What the exercise asks:
Line by line, repeat the data below exactly, beginning at the first line and ending at the line with "const opexGroupLabel = 'Leverage<br>across<br>OpEx';". Omit pictures.

------------------------------------------------

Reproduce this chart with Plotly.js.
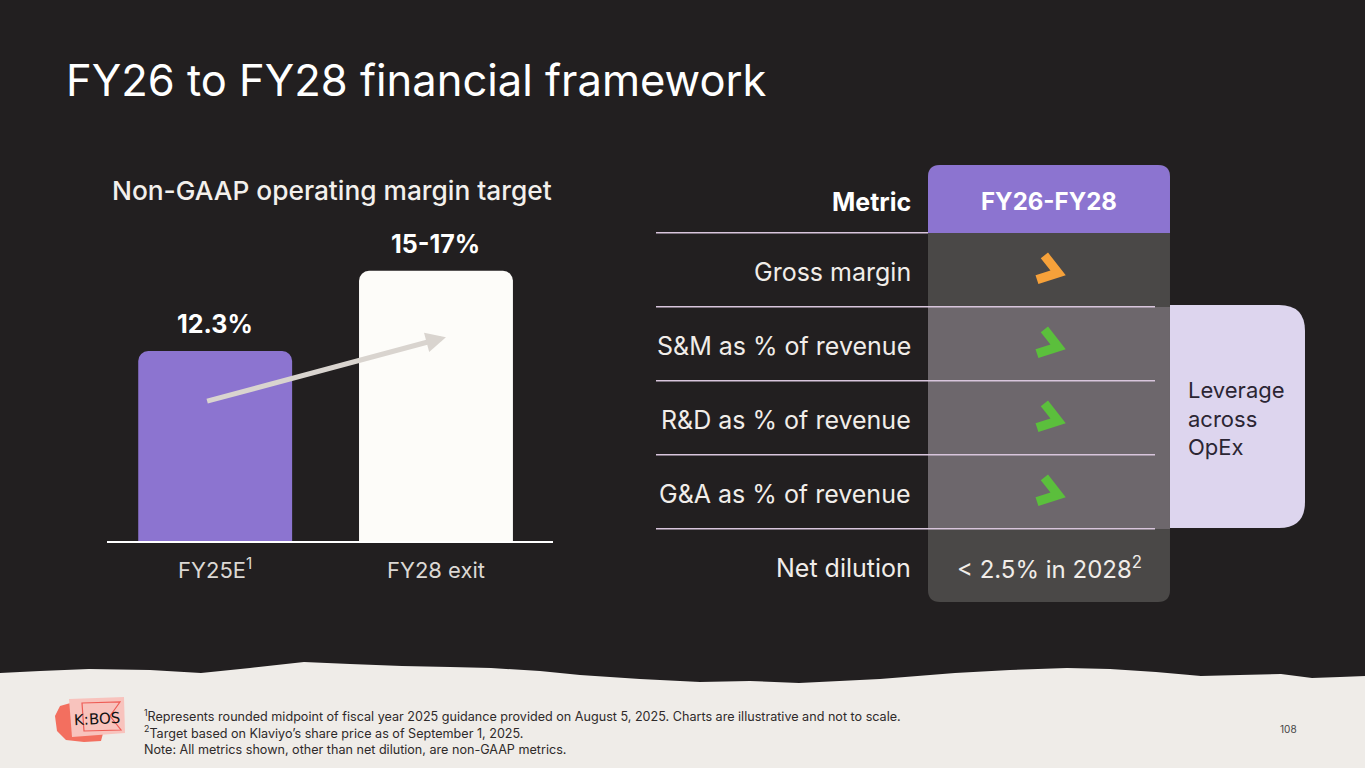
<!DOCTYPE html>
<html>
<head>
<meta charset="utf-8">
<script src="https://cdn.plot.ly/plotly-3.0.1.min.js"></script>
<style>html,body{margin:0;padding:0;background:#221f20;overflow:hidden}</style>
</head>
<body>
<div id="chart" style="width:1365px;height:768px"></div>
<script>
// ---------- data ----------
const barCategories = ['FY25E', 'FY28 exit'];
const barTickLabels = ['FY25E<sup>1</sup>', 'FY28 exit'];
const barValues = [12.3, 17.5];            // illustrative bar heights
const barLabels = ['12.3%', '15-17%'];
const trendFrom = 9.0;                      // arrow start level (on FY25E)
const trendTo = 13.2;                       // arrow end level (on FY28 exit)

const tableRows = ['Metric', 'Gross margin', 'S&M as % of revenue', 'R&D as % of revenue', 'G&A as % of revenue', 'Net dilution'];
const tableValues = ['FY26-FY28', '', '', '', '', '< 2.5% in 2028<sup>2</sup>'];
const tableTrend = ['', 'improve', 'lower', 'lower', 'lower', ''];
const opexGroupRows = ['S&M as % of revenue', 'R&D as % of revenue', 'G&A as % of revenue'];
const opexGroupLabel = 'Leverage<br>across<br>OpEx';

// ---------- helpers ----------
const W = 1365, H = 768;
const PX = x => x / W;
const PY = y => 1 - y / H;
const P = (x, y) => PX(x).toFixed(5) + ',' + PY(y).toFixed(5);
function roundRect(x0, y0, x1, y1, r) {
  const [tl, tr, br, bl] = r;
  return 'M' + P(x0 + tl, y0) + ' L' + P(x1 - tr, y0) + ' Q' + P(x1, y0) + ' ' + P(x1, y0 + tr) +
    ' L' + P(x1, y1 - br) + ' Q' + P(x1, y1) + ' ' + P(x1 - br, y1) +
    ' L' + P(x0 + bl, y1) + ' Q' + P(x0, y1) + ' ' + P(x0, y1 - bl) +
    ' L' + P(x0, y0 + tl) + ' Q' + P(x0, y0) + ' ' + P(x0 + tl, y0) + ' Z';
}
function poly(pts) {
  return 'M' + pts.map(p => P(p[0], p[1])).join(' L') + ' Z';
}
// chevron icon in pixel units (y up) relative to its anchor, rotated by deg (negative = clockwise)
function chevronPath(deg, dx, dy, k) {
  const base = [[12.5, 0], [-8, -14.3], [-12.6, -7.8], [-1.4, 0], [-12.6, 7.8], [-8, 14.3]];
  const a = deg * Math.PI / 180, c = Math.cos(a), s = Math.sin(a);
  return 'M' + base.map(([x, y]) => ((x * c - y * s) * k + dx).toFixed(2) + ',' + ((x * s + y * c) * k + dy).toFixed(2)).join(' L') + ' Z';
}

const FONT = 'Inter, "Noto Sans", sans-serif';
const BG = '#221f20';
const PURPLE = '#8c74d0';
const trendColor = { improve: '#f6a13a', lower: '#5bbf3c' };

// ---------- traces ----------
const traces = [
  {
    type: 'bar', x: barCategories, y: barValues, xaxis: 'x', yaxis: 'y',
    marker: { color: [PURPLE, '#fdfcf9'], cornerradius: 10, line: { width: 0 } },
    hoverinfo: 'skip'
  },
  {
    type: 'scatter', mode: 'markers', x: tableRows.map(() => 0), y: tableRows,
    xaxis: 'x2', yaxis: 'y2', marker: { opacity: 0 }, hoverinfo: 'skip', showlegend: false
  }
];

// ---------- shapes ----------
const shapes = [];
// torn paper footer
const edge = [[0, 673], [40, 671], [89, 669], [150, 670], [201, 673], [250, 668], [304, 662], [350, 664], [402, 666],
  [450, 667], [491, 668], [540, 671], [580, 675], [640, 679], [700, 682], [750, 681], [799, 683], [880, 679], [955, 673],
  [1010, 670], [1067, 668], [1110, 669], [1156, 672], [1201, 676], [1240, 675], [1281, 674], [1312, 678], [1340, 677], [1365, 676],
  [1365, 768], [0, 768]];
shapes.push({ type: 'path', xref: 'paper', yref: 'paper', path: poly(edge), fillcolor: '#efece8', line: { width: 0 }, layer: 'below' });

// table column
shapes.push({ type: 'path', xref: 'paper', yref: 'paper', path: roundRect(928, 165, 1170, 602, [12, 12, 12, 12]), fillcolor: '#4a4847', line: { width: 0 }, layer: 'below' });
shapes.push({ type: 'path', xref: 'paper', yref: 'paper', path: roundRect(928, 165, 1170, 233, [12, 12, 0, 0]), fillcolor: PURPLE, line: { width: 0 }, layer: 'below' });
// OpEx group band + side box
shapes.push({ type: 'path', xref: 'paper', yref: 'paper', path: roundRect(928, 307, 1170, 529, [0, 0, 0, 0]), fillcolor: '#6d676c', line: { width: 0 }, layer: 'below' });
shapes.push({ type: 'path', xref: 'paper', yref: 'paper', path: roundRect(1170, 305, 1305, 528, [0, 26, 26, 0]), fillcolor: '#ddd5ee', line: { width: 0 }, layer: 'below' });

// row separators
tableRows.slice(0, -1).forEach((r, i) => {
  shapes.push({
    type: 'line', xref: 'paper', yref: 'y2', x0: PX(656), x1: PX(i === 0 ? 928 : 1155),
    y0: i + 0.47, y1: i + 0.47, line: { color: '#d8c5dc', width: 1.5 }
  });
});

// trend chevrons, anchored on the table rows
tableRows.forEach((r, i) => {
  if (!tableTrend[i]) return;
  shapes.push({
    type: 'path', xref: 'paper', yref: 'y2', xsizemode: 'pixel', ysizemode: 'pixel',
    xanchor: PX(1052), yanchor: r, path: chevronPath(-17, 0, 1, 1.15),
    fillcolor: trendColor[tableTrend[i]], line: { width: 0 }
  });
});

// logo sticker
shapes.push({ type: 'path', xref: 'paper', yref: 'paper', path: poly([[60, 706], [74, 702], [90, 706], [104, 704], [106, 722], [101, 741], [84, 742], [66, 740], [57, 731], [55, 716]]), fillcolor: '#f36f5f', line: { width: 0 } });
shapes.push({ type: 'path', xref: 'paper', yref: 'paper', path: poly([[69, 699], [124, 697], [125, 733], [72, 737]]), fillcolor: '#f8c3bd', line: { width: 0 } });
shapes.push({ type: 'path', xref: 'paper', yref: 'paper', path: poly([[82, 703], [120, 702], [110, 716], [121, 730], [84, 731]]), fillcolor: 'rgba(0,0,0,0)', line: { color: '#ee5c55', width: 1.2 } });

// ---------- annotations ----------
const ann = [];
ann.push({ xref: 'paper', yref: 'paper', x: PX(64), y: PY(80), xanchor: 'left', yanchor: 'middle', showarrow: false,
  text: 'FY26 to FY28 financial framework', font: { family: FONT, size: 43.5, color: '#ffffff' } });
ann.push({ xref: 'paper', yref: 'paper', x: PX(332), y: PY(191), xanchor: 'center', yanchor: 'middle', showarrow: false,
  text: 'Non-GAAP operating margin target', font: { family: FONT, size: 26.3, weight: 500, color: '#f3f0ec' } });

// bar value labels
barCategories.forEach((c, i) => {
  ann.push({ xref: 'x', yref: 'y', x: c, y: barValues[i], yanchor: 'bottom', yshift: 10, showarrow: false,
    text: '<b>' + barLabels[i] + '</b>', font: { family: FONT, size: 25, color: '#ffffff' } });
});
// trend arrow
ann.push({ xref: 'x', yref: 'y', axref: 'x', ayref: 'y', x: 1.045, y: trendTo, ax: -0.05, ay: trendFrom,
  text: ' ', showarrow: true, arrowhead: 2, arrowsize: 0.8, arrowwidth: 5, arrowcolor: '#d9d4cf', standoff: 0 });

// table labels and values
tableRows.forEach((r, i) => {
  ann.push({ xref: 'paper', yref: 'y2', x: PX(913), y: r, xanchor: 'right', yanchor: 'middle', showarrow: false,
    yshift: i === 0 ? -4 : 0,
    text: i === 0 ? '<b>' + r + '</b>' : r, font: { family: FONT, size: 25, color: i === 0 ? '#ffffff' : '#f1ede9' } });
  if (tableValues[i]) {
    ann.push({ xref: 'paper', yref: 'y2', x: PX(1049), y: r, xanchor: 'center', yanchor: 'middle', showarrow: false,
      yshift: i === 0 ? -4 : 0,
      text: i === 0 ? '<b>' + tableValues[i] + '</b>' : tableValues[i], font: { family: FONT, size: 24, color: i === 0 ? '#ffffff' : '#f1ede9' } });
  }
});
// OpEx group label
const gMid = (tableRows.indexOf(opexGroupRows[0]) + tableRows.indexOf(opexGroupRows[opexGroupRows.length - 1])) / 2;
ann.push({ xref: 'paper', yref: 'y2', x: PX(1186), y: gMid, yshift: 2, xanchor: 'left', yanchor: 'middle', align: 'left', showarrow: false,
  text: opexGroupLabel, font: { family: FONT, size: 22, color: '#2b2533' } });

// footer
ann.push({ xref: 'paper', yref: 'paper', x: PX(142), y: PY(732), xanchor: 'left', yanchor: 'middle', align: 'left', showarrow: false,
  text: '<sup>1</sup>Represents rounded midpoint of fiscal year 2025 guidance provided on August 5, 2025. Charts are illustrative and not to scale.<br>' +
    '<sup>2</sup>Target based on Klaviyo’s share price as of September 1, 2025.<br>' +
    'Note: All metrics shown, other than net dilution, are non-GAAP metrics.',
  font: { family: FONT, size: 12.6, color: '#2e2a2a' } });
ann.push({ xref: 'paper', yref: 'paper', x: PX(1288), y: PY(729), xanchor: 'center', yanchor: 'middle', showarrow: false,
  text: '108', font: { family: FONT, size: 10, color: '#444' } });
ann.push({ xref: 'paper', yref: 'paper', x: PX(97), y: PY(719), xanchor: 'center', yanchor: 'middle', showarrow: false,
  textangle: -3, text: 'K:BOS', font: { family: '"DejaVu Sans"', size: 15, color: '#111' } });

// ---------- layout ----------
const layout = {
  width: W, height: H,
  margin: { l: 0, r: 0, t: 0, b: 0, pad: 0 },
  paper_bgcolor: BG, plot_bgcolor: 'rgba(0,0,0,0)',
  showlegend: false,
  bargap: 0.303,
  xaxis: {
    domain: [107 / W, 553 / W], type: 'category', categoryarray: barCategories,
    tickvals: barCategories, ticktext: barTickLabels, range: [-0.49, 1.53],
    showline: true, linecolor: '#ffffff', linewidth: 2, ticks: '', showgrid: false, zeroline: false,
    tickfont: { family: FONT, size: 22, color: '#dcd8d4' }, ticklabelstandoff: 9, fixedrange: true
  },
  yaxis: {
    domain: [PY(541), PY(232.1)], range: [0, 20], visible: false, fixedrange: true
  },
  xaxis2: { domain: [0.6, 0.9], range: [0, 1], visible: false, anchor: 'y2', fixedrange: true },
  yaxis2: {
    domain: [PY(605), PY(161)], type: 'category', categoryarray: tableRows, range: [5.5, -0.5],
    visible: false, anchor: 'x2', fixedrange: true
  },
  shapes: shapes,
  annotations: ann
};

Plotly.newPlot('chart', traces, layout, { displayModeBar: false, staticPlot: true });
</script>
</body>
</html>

------------------------------------------------

Response:
Reproduce this chart with Plotly.js.
<!DOCTYPE html>
<html>
<head>
<meta charset="utf-8">
<script src="https://cdn.plot.ly/plotly-3.0.1.min.js"></script>
<style>html,body{margin:0;padding:0;background:#221f20;overflow:hidden}</style>
</head>
<body>
<div id="chart" style="width:1365px;height:768px"></div>
<script>
// ---------- data ----------
const barCategories = ['FY25E', 'FY28 exit'];
const barTickLabels = ['FY25E<sup>1</sup>', 'FY28 exit'];
const barValues = [12.3, 17.5];            // illustrative bar heights
const barLabels = ['12.3%', '15-17%'];
const trendFrom = 9.0;                      // arrow start level (on FY25E)
const trendTo = 13.2;                       // arrow end level (on FY28 exit)

const tableRows = ['Metric', 'Gross margin', 'S&M as % of revenue', 'R&D as % of revenue', 'G&A as % of revenue', 'Net dilution'];
const tableValues = ['FY26-FY28', '', '', '', '', '< 2.5% in 2028<sup>2</sup>'];
const tableTrend = ['', 'improve', 'lower', 'lower', 'lower', ''];
const opexGroupRows = ['S&M as % of revenue', 'R&D as % of revenue', 'G&A as % of revenue'];
const opexGroupLabel = 'Leverage<br>across<br>OpEx';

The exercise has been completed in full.